Note: you can use a supermarket meat rub with a high salt content. Or you would like to make your own here is a simple recipe (you will need 35g of this mix for this recipe):

- Salt 40g

- Sugar 40g

- Ground cumin 1tsp

- Ground coriander 1tsp

- Garam masala 1tsp

- Chilli powder 1/2 tsp

- Turmeric 1/2 tsp

- Smoked paprika 1/4 tsp


1. Pre-heat oven to 275c, fan on. Ensure that it is up to temperature before placing the lamb in the oven.

2. Using sharp knife, remove any large pieces of fat from the lamb.

3. Place lamb into baking tray, cover with meat rub and oil, and place it in the pre heated oven for 15-20 minutes, until the lamb is crispy dark brown on the outside.



- Rapeseed Oil 50ml

- Vinegar 300ml

- Water 300ml

- Garam Masala 2tsp

- Black Mustard Seeds 2tsp

- Cumin seeds 2tsp

- Fenugreek seeds 1/2 tsp

- Garlic – 1 bulb, separate cloves and crushed

- Hot sliced chilli (Birdseye work well) 1-5

- Large thumb of ginger, diced

- Sliced brown onions, 8 medium

- Table salt 10g


1. While the lamb is cooking, combine all ingredients in a mixing bowl and set aside.

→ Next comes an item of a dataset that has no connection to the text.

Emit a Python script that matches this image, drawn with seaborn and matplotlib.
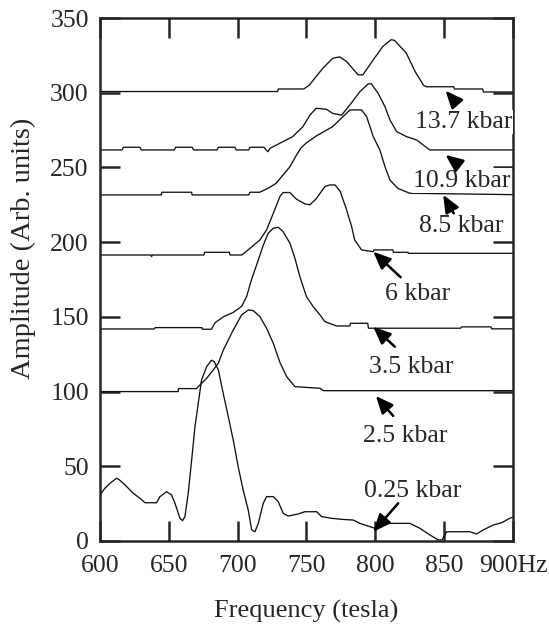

2. Remove seared lamb from the oven, and turn the oven down to 100c, leave the door open for 5 minutes to cool it down quickly

3. After 5 minutes, place onion mix into baking tray, covering the lamb. Tightly wrap the tray in tin foil, try to get a tight seal to minimise liquid escaping during the cooking process. Place it inside the oven at 100c for 12 hours.

4. Remove the lamb and let it rest for up to an hour.

5. Remove foil, gently shred the lamb and serve.

Need a quicker cook?

We recommend an overnight cook, but if you don’t have 12 hours, you can place the lamb in the oven for 4 hours at 220c in the second stage.